Repeal causing financial headaches, forcing some Red River College students to seek jobs

BY Zoe Mills

Anastasiia Mitropolenko, 20 (right), and Sarah Li, 19 (left), are international students studying Business Administration at Red River College./ZOE MILLS


On March 29, Red River College’s Business Administration students Anastasiia Mitropolenko, Sarah Li and Thamyris Salguerio received the same email from the college saying that, as international students, they would no longer be eligible for free universal healthcare.


This news comes after a decision made by the provincial government to repeal universal health care for international post-secondary students on Sept. 1, 2018.


“I was like, really, you’re going to throw this on me, too?” said Mitropolenko, 20, who moved to Winnipeg from Kharkiv, Ukraine two years ago. “That was the first time I heard anything about [the repeal]. I was so upset.”


A 2016 study from Statistics Canada says that 10 per cent of university and college students in Manitoba are international students.

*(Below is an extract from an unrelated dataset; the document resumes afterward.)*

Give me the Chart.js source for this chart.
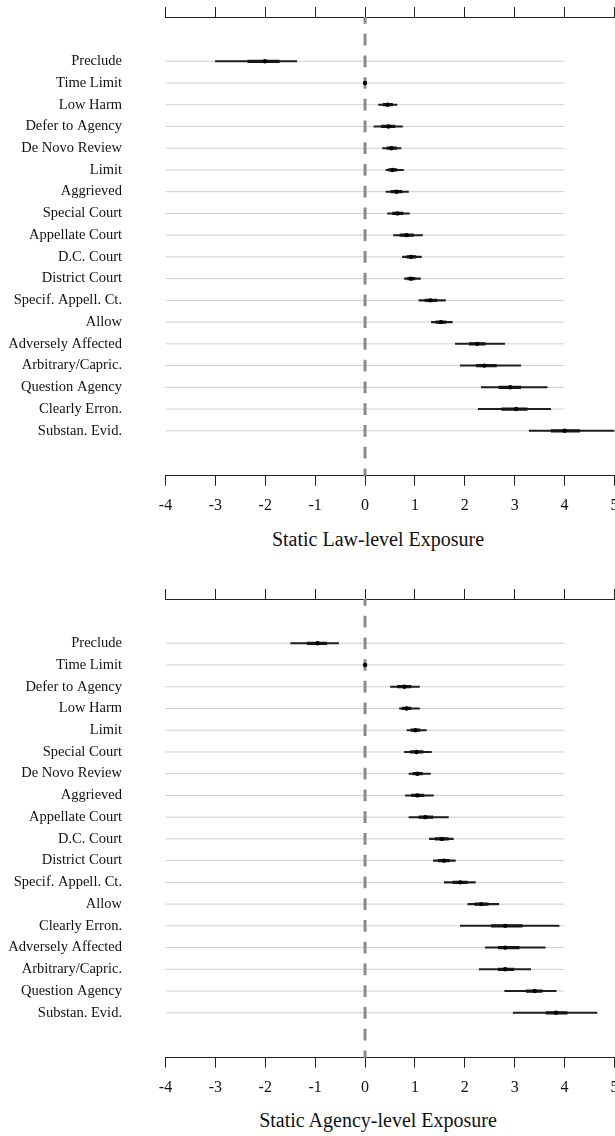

“I never thought of [free healthcare] as a benefit of being an international student in Canada,” said Salguerio, 30.


Mitropolenko and Li agree that free universal healthcare wasn’t what drove them to study in Canada.


“My boyfriend came to Winnipeg to work and I followed him,” said Mitropolenko. She said she didn’t plan on going to college in Winnipeg but she heard good things about the college after taking a language development course at Red River College’s Language Training Centre (LTC).


Li moved from Brazil half-way through her final year of high school. She finished Grade 12 at St. James Collegiate in Winnipeg, then went to Red River’s LTC to improve her English skills.


“I was just looking to leave Brazil,” said Salguerio.


Salguerio studied photography at Centro Universitário Senac in Brazil and was drawn to Canada after hearing about a Winnipeg photography workshop lead by two Brazilians. She then decided to take a break from photography to go to school in Winnipeg.


“University is way cheaper in Brazil,” said Salguerio. “I thought, if it’s more expensive here, it’s probably higher quality.”


Mitropolenko said a health care plan will now cost her about $3,000.


“Some people say, ‘oh $3,000, that’s not a lot of money’, but it is for me,” said Mitropolenko.  “I don’t have a job.”


Mitropolenko said she will only be able to afford private health care if she can get a part-time job. As a full-time student, she doesn’t know if she will have time for one.


Li said she thinks the language barrier makes it hard for international students to get a part-time job.


“In most jobs, you have to talk to customers all the time so obviously the [employer] would want you to be easy to understand,” said Li, 19.


“I’m worried that will be a problem when I graduate and start looking for a real job, too,” said Mitropolenko.


Salgeurio, Li and Mitropolenko are set to graduate in 2019.